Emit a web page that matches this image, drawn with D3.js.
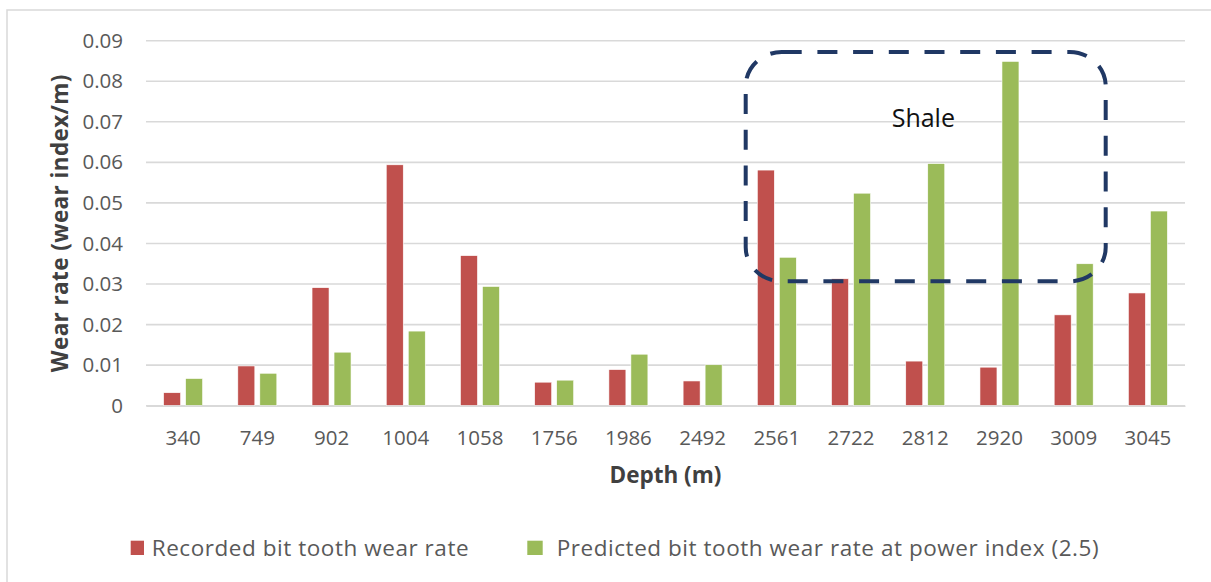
<!DOCTYPE html>
<html>
<head>
<meta charset="utf-8">
<script src="https://cdn.jsdelivr.net/npm/d3@7"></script>
<style>
  body { margin: 0; background: #fff; }
  text { font-family: "Open Sans", "Noto Sans", sans-serif; }
</style>
</head>
<body>
<svg id="chart"></svg>
<script>
// data
const depths = ['340', '749', '902', '1004', '1058', '1756', '1986', '2492', '2561', '2722', '2812', '2920', '3009', '3045'];
const recorded = [0.0032, 0.0098, 0.0291, 0.0594, 0.0370, 0.0058, 0.0089, 0.0061, 0.0581, 0.0313, 0.0110, 0.0095, 0.0224, 0.0278];
const predicted = [0.0067, 0.0080, 0.0132, 0.0184, 0.0294, 0.0063, 0.0127, 0.0101, 0.0366, 0.0524, 0.0597, 0.0849, 0.0350, 0.0480];
const seriesNames = ['Recorded bit tooth wear rate', 'Predicted bit tooth wear rate at power index (2.5)'];
const yTicks = [0, 0.01, 0.02, 0.03, 0.04, 0.05, 0.06, 0.07, 0.08, 0.09];

const colors = ['#C0504D', '#9BBB59'];
const FONT = '"Open Sans", "Noto Sans", sans-serif';
const W = 1211, H = 582;
const plotL = 146, plotR = 1185, plotT = 40.7, plotB = 405.7;

const svg = d3.select('#chart').attr('width', W).attr('height', H);

// chart area border
svg.append('rect')
  .attr('x', 7).attr('y', 10).attr('width', W).attr('height', H)
  .attr('fill', '#fff').attr('stroke', '#D9D9D9').attr('stroke-width', 1.5);

const x = d3.scaleBand().domain(depths).range([plotL, plotR]);
const bw = x.bandwidth();
const x1 = d3.scaleBand().domain([0, 1])
  .range([bw / 2 - 19.5, bw / 2 + 19.5]).paddingInner(5 / 22);
const y = d3.scaleLinear().domain([0, 0.09]).range([plotB, plotT]);

// gridlines
svg.append('g').selectAll('line')
  .data(yTicks)
  .enter().append('line')
  .attr('x1', plotL).attr('x2', plotR)
  .attr('y1', d => y(d)).attr('y2', d => y(d))
  .attr('stroke', '#D9D9D9').attr('stroke-width', 1.6);

// y axis labels
const yAxis = svg.append('g')
  .attr('transform', `translate(${plotL},0)`)
  .call(d3.axisLeft(y).tickValues(yTicks).tickSize(0).tickPadding(23)
    .tickFormat(d => d === 0 ? '0' : d3.format('.2f')(d)));
yAxis.select('.domain').remove();
yAxis.selectAll('text')
  .attr('font-size', 20.5).attr('fill', '#595959')
  .style('font-family', FONT);

// bars
const rows = depths.map((d, i) => ({ depth: d, values: [recorded[i], predicted[i]] }));
const groups = svg.append('g').selectAll('g')
  .data(rows)
  .enter().append('g')
  .attr('transform', d => `translate(${x(d.depth)},0)`);

groups.selectAll('rect')
  .data(d => d.values.map((v, k) => ({ k, v })))
  .enter().append('rect')
  .attr('x', d => x1(d.k))
  .attr('width', x1.bandwidth())
  .attr('y', d => y(d.v))
  .attr('height', d => plotB - y(d.v))
  .attr('fill', d => colors[d.k])
  .attr('stroke', '#fff').attr('stroke-width', 0.6);

// x axis
const xAxis = svg.append('g')
  .attr('transform', `translate(0,${plotB})`)
  .call(d3.axisBottom(x).tickSize(0));
xAxis.select('.domain').attr('stroke', '#D9D9D9').attr('stroke-width', 1.6);
xAxis.selectAll('text')
  .attr('y', 39.3).attr('dy', 0)
  .attr('font-size', 20.5).attr('fill', '#595959')
  .style('font-family', FONT);

// axis titles
svg.append('text')
  .attr('x', (plotL + plotR) / 2).attr('y', 483.3)
  .attr('text-anchor', 'middle')
  .attr('font-size', 22.5).attr('font-weight', 'bold').attr('fill', '#404040')
  .text('Depth (m)');

svg.append('text')
  .attr('transform', `translate(67.5,${(plotT + plotB) / 2}) rotate(-90)`)
  .attr('text-anchor', 'middle')
  .attr('font-size', 22.5).attr('font-weight', 'bold').attr('fill', '#404040')
  .attr('letter-spacing', 0.4)
  .text('Wear rate (wear index/m)');

// shale annotation box
svg.append('rect')
  .attr('x', 745.7).attr('y', 52)
  .attr('width', 1105.7 - 745.7).attr('height', 281.3 - 52)
  .attr('rx', 36).attr('ry', 34)
  .attr('fill', 'none').attr('stroke', '#203864')
  .attr('stroke-width', 4).attr('stroke-dasharray', '20,15.7');

svg.append('text')
  .attr('x', 891.7).attr('y', 127.3)
  .attr('font-size', 25).attr('fill', '#111')
  .text('Shale');

// legend
const legendX = [130.7, 527.3];
const legend = svg.append('g').selectAll('g')
  .data(seriesNames)
  .enter().append('g')
  .attr('transform', (d, i) => `translate(${legendX[i]},540.7)`);
legend.append('rect')
  .attr('width', (d, i) => i === 0 ? 13.3 : 15.4).attr('height', 14.3)
  .attr('fill', (d, i) => colors[i]);
legend.append('text')
  .attr('x', (d, i) => i === 0 ? 21 : 29.4).attr('y', 14.8)
  .attr('font-size', 22.5).attr('letter-spacing', 0.55).attr('fill', '#595959')
  .text(d => d);
</script>
</body>
</html>
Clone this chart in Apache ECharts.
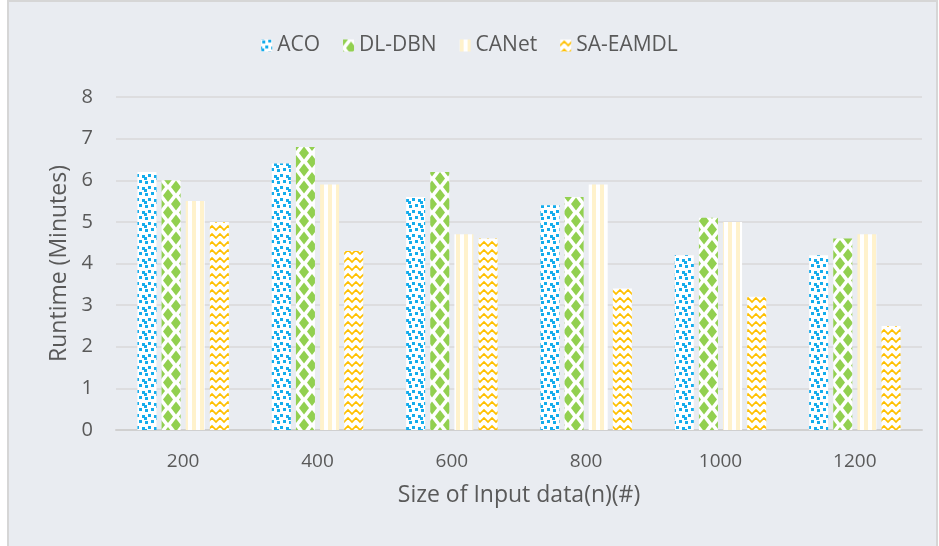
<!DOCTYPE html>
<html>
<head>
<meta charset="utf-8">
<script src="https://cdn.jsdelivr.net/npm/echarts@6/dist/echarts.min.js"></script>
<style>
html,body{margin:0;padding:0;background:#ffffff;}
#main{width:939px;height:546px;}
</style>
</head>
<body>
<div id="main"></div>
<script>
const categories = ['200', '400', '600', '800', '1000', '1200'];
const seriesNames = ['ACO', 'DL-DBN', 'CANet', 'SA-EAMDL'];
const acoValues = [6.2, 6.4, 5.6, 5.4, 4.2, 4.2];
const dlDbnValues = [6.0, 6.8, 6.2, 5.6, 5.1, 4.6];
const canetValues = [5.5, 5.9, 4.7, 5.9, 5.0, 4.7];
const saEamdlValues = [5.0, 4.3, 4.6, 3.4, 3.2, 2.5];
const yTicks = [0, 1, 2, 3, 4, 5, 6, 7, 8];

function makeTile(w, h, draw) {
  const c = document.createElement('canvas');
  c.width = w; c.height = h;
  const ctx = c.getContext('2d');
  ctx.fillStyle = '#ffffff';
  ctx.fillRect(0, 0, w, h);
  draw(ctx);
  return c;
}
// ACO: confetti squares
const acoTile = makeTile(12, 12, ctx => {
  ctx.fillStyle = '#14ACEC';
  [[1,1],[7,0],[4,6],[10,7],[0,9]].forEach(p => {
    ctx.fillRect(p[0], p[1], 3, 3);
    if (p[0] + 3 > 12) ctx.fillRect(p[0] - 12, p[1], 3, 3);
    if (p[1] + 3 > 12) ctx.fillRect(p[0], p[1] - 12, 3, 3);
  });
});
// DL-DBN: diamonds
const dlTile = makeTile(16, 17, ctx => {
  ctx.fillStyle = '#92D050';
  const centers = [[8,8.5],[0,0],[16,0],[0,17],[16,17]];
  centers.forEach(c => {
    ctx.beginPath();
    ctx.moveTo(c[0], c[1] - 6.5);
    ctx.lineTo(c[0] + 5, c[1]);
    ctx.lineTo(c[0], c[1] + 6.5);
    ctx.lineTo(c[0] - 5, c[1]);
    ctx.closePath();
    ctx.fill();
  });
});
// CANet: vertical stripes
const caTile = makeTile(8, 8, ctx => {
  ctx.fillStyle = '#FFF2CC';
  ctx.fillRect(0, 0, 4, 8);
});
// SA-EAMDL: zigzag
const saTile = makeTile(8, 8, ctx => {
  ctx.strokeStyle = '#FFC000';
  ctx.lineWidth = 1.6;
  ctx.beginPath();
  ctx.moveTo(-4, 2); ctx.lineTo(0, 6); ctx.lineTo(4, 2); ctx.lineTo(8, 6); ctx.lineTo(12, 2);
  ctx.stroke();
});

const patterns = [acoTile, dlTile, caTile, saTile];
const allValues = [acoValues, dlDbnValues, canetValues, saEamdlValues];

const textColor = '#595959';
const fontFamily = '"Open Sans", "Liberation Sans", sans-serif';

const chart = echarts.init(document.getElementById('main'), null, {renderer: 'canvas'});
chart.setOption({
  backgroundColor: '#ffffff',
  animation: false,
  graphic: [{
    type: 'rect',
    z: -10,
    shape: {x: 8, y: 1, width: 929, height: 560},
    style: {fill: '#E9ECF1', stroke: '#D6D6D6', lineWidth: 2}
  }],
  legend: {
    top: 30,
    left: 'center',
    itemWidth: 11,
    itemHeight: 12,
    itemGap: 23,
    icon: 'rect',
    textStyle: {color: textColor, fontSize: 21, fontFamily: fontFamily},
    data: seriesNames
  },
  grid: {left: 116, right: 17, top: 97, bottom: 116, containLabel: false},
  xAxis: {
    type: 'category',
    data: categories,
    name: 'Size of Input data(n)(#)',
    nameLocation: 'middle',
    nameGap: 54,
    nameTextStyle: {color: textColor, fontSize: 23, fontFamily: fontFamily},
    axisLine: {lineStyle: {color: '#D0D0D0', width: 2}},
    axisTick: {show: false},
    axisLabel: {color: textColor, fontSize: 19, fontFamily: fontFamily, margin: 22}
  },
  yAxis: {
    type: 'value',
    min: yTicks[0],
    max: yTicks[yTicks.length - 1],
    interval: 1,
    name: 'Runtime (Minutes)',
    nameLocation: 'middle',
    nameGap: 44,
    nameTextStyle: {color: textColor, fontSize: 23, fontFamily: fontFamily},
    axisLine: {show: false},
    axisTick: {show: false},
    axisLabel: {color: textColor, fontSize: 20, fontFamily: fontFamily, margin: 23},
    splitLine: {lineStyle: {color: '#D9D9D9', width: 1.5}}
  },
  series: seriesNames.map((name, i) => ({
    name: name,
    type: 'bar',
    data: allValues[i],
    barWidth: 19,
    barGap: '27%',
    itemStyle: {color: {image: patterns[i], repeat: 'repeat'}}
  }))
});
</script>
</body>
</html>
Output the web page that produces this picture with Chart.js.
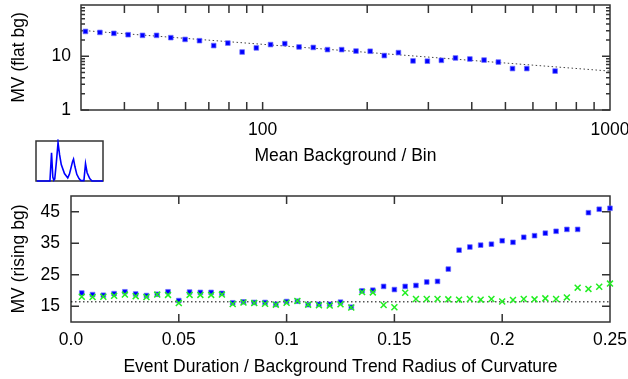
<!DOCTYPE html>
<html>
<head>
<meta charset="utf-8">
<script src="https://cdn.jsdelivr.net/npm/chart.js@4.4.0/dist/chart.umd.min.js"></script>
<style>
  html, body { margin: 0; padding: 0; background: #fff; }
  #wrap { position: relative; width: 628px; height: 379px; overflow: hidden; }
  .box { position: absolute; }
</style>
</head>
<body>
<div id="wrap">
  <div class="box" style="left:0;top:0;width:628px;height:167px"><canvas id="flat"></canvas></div>
  <div class="box" style="left:0;top:182px;width:628px;height:197px"><canvas id="rising"></canvas></div>
  <div class="box" style="left:34px;top:139px;width:71px;height:44px;z-index:2"><canvas id="inset"></canvas></div>
</div>
<script>
// top panel: MV vs mean background (log-log)
const meanBg = [30.9, 34.0, 37.3, 41.0, 45.1, 49.5, 54.4, 59.8, 65.8, 72.3, 79.4, 87.3, 95.9, 105.4, 115.8, 127.3, 139.9,
                153.7, 168.9, 185.7, 204, 224, 246, 271, 298, 327, 359, 395, 434, 477, 524, 576, 633, 695];
const mvFlat = [29.0, 27.8, 26.7, 25.2, 24.5, 24.5, 22.2, 20.6, 19.5, 15.8, 17.6, 12.0, 14.3, 16.5, 17.2, 14.9, 14.6,
                13.3, 13.3, 12.5, 12.4, 10.3, 11.7, 8.2, 8.1, 8.4, 9.3, 8.9, 8.5, 7.8, 5.9, 5.9, null, 5.3];
const fitX = [30, 1000];
const fitY = [30.4, 5.3];

const flatXTicks = [100, 1000];
const flatXLabels = ['100', '1000'];
const flatYTicks = [1, 10];
const flatYLabels = ['1', '10'];
const flatXMarks = [40, 50, 60, 70, 80, 90, 100, 200, 300, 400, 500, 600, 700, 800, 900];
const flatYMajor = [1, 10];
const flatYMinor = [2, 3, 4, 5, 6, 7, 8, 9, 20, 30, 40, 50, 60, 70, 80];

// bottom panel: MV vs event duration / radius of curvature
const duration = [0.005, 0.01, 0.015, 0.02, 0.025, 0.03, 0.035, 0.04, 0.045, 0.05,
                  0.055, 0.06, 0.065, 0.07, 0.075, 0.08, 0.085, 0.09, 0.095, 0.1,
                  0.105, 0.11, 0.115, 0.12, 0.125, 0.13, 0.135, 0.14, 0.145, 0.15,
                  0.155, 0.16, 0.165, 0.17, 0.175, 0.18, 0.185, 0.19, 0.195, 0.2,
                  0.205, 0.21, 0.215, 0.22, 0.225, 0.23, 0.235, 0.24, 0.245, 0.25];
const mvBlue = [19.2, 18.7, 18.5, 19.0, 19.6, 18.9, 18.4, 18.8, 19.6, 16.8,
                19.5, 19.4, 19.4, 19.1, 16.1, 16.4, 16.2, 16.2, 15.6, 16.5,
                16.6, 15.5, 15.6, 15.6, 16.3, 14.7, 19.9, 20.1, 21.3, 20.3,
                21.3, 21.6, 22.7, 22.9, 26.8, 32.8, 33.8, 34.4, 34.7, 35.8,
                35.3, 36.9, 37.4, 38.2, 38.8, 39.4, 39.4, 44.7, 45.8, 46.1];
const mvGreen = [18.0, 17.9, 18.0, 18.3, 18.7, 18.2, 17.9, 18.7, 18.6, 16.0,
                 18.6, 18.6, 18.6, 18.7, 15.7, 16.2, 16.0, 15.8, 15.5, 16.1,
                 16.7, 15.5, 15.3, 15.2, 15.6, 14.6, 19.5, 19.4, 15.4, 14.7,
                 19.3, 17.3, 17.3, 17.3, 17.2, 17.1, 17.3, 17.1, 17.3, 16.5,
                 17.0, 17.3, 17.2, 17.5, 17.3, 17.8, 20.9, 20.5, 21.2, 22.2];
const refX = [0, 0.25];
const refY = [16.4, 16.4];

const risingXTicks = [0, 0.05, 0.1, 0.15, 0.2, 0.25];
const risingXLabels = ['0.0', '0.05', '0.1', '0.15', '0.2', '0.25'];
const risingYTicks = [15, 25, 35, 45];
const risingXMarks = [0.05, 0.1, 0.15, 0.2];

// inset thumbnail light curve
const insetX = [1, 20.8, 23.2, 25.1, 26.6, 28, 30.5, 32.9, 35.2, 37.7, 42.5, 47.4, 49.8, 52.2, 54.6, 56, 58, 60.9,
                64.2, 67, 71.5, 73.9, 76.3, 80.2, 83.6, 100];
const insetY = [0, 0, 0.72, 0.1, 0.02, 0.05, 0.5, 0.975, 0.67, 0.42, 0.19, 0.08, 0.17, 0.33, 0.5, 0.56, 0.375, 0.17,
                0.06, 0.01, 0.01, 0.44, 0.21, 0.06, 0, 0];

const pts = (xs, ys) => xs.map((x, i) => ({x: x, y: ys[i]}));

Chart.defaults.font.family = '"Liberation Sans", Arial, sans-serif';
Chart.defaults.font.size = 17.5;
Chart.defaults.color = '#000';

// fixed axis box size, no extra padding for overhanging labels
const fixX = h => s => { s.height = h; s.paddingLeft = 0; s.paddingRight = 0; };
const fixY = w => s => { s.width = w; s.paddingTop = 0; s.paddingBottom = 0; };

// frame + inward tick marks, drawn from the chart's scales
const boxTicks = {
  id: 'boxTicks',
  beforeDatasetsDraw(chart, args, opts) {
    const {ctx, chartArea: a, scales} = chart;
    ctx.save();
    ctx.strokeStyle = '#333';
    ctx.lineWidth = 1.5;
    ctx.beginPath();
    (opts.x || []).forEach(m => m.values.forEach(v => {
      const p = scales.x.getPixelForValue(v);
      ctx.moveTo(p, a.bottom); ctx.lineTo(p, a.bottom - m.len);
      ctx.moveTo(p, a.top); ctx.lineTo(p, a.top + m.len);
    }));
    (opts.y || []).forEach(m => m.values.forEach(v => {
      const p = scales.y.getPixelForValue(v);
      ctx.moveTo(a.left, p); ctx.lineTo(a.left + m.len, p);
      ctx.moveTo(a.right, p); ctx.lineTo(a.right - m.len, p);
    }));
    ctx.stroke();
    ctx.strokeRect(a.left, a.top, a.right - a.left, a.bottom - a.top);
    ctx.restore();
  }
};

const blueSquares = {
  pointStyle: 'rect', pointRadius: 3.3, pointHoverRadius: 3.3,
  backgroundColor: '#0000ff', borderColor: 'rgba(110,110,255,0.7)', borderWidth: 1, clip: false
};

new Chart(document.getElementById('flat'), {
  type: 'scatter',
  data: {
    datasets: [
      Object.assign({data: pts(meanBg, mvFlat), order: 1}, blueSquares),
      {data: pts(fitX, fitY), showLine: true, pointRadius: 0, borderColor: '#444', borderWidth: 1,
       borderDash: [1.5, 2.5], order: 2}
    ]
  },
  options: {
    responsive: true, maintainAspectRatio: false, animation: false,
    layout: {padding: {top: 5, right: 18, left: 0, bottom: 0}},
    plugins: {
      legend: {display: false}, tooltip: {enabled: false},
      boxTicks: {
        x: [{values: flatXMarks, len: 8}],
        y: [{values: flatYMajor, len: 8}, {values: flatYMinor, len: 4}]
      }
    },
    scales: {
      x: {
        type: 'logarithmic', min: 30, max: 1000,
        grid: {display: false, drawTicks: false}, border: {display: false},
        afterBuildTicks: s => { s.ticks = flatXTicks.map(v => ({value: v})); },
        afterFit: fixX(57),
        ticks: {padding: 10, autoSkip: false, maxRotation: 0, callback: (v, i) => flatXLabels[i]},
        title: {display: true, text: 'Mean Background / Bin', padding: {top: 0, bottom: 0.5}}
      },
      y: {
        type: 'logarithmic', min: 1, max: 90,
        grid: {display: false, drawTicks: false}, border: {display: false},
        afterBuildTicks: s => { s.ticks = flatYTicks.map(v => ({value: v})); },
        afterFit: fixY(81),
        ticks: {padding: 10, autoSkip: false, callback: (v, i) => flatYLabels[i]},
        title: {display: true, text: 'MV (flat bg)', padding: {top: 9, bottom: 0}}
      }
    }
  },
  plugins: [boxTicks]
});

new Chart(document.getElementById('rising'), {
  type: 'scatter',
  data: {
    datasets: [
      {data: pts(duration, mvGreen), pointStyle: 'crossRot', pointRadius: 4.2, pointHoverRadius: 4.2,
       borderColor: '#22ee22', borderWidth: 1.5, clip: false, order: 1},
      Object.assign({data: pts(duration, mvBlue), order: 2}, blueSquares),
      {data: pts(refX, refY), showLine: true, pointRadius: 0, borderColor: '#000', borderWidth: 1,
       borderDash: [1.5, 2.5], order: 3}
    ]
  },
  options: {
    responsive: true, maintainAspectRatio: false, animation: false,
    layout: {padding: {top: 14, right: 18, left: 0, bottom: 0}},
    plugins: {
      legend: {display: false}, tooltip: {enabled: false},
      boxTicks: {
        x: [{values: risingXMarks, len: 8}],
        y: [{values: risingYTicks, len: 8}]
      }
    },
    scales: {
      x: {
        type: 'linear', min: 0, max: 0.25,
        grid: {display: false, drawTicks: false}, border: {display: false},
        afterBuildTicks: s => { s.ticks = risingXTicks.map(v => ({value: v})); },
        afterFit: fixX(57),
        ticks: {padding: 7.5, autoSkip: false, maxRotation: 0, callback: (v, i) => risingXLabels[i]},
        title: {display: true, text: 'Event Duration / Background Trend Radius of Curvature', padding: {top: 0, bottom: 1.8}}
      },
      y: {
        type: 'linear', min: 10, max: 50,
        grid: {display: false, drawTicks: false}, border: {display: false},
        afterBuildTicks: s => { s.ticks = risingYTicks.map(v => ({value: v})); },
        afterFit: fixY(71),
        ticks: {padding: 11, autoSkip: false},
        title: {display: true, text: 'MV (rising bg)', padding: {top: 9, bottom: 0}}
      }
    }
  },
  plugins: [boxTicks]
});

new Chart(document.getElementById('inset'), {
  type: 'scatter',
  data: {
    datasets: [{data: pts(insetX, insetY), showLine: true, pointRadius: 0, borderColor: '#0000ff',
                borderWidth: 1.6, clip: false}]
  },
  options: {
    responsive: true, maintainAspectRatio: false, animation: false,
    layout: {padding: 2},
    plugins: {legend: {display: false}, tooltip: {enabled: false}, boxTicks: {}},
    scales: {
      x: {type: 'linear', min: 0, max: 100, display: false},
      y: {type: 'linear', min: 0, max: 1.02, display: false}
    }
  },
  plugins: [boxTicks]
});
</script>
</body>
</html>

--------------------

» GIVEN PROBLEM
Starting at the line that contains "Clone this chart in Apache ECharts." and stopping after the line that contains "const yTicks = [0, 1, 2, 3, 4, 5, 6, 7, 8];", copy every line exactly. Leave any pictures behind.

» FINAL RESULT
Clone this chart in Apache ECharts.
<!DOCTYPE html>
<html>
<head>
<meta charset="utf-8">
<script src="https://cdn.jsdelivr.net/npm/echarts@6/dist/echarts.min.js"></script>
<style>
html,body{margin:0;padding:0;background:#ffffff;}
#main{width:939px;height:546px;}
</style>
</head>
<body>
<div id="main"></div>
<script>
const categories = ['200', '400', '600', '800', '1000', '1200'];
const seriesNames = ['ACO', 'DL-DBN', 'CANet', 'SA-EAMDL'];
const acoValues = [6.2, 6.4, 5.6, 5.4, 4.2, 4.2];
const dlDbnValues = [6.0, 6.8, 6.2, 5.6, 5.1, 4.6];
const canetValues = [5.5, 5.9, 4.7, 5.9, 5.0, 4.7];
const saEamdlValues = [5.0, 4.3, 4.6, 3.4, 3.2, 2.5];
const yTicks = [0, 1, 2, 3, 4, 5, 6, 7, 8];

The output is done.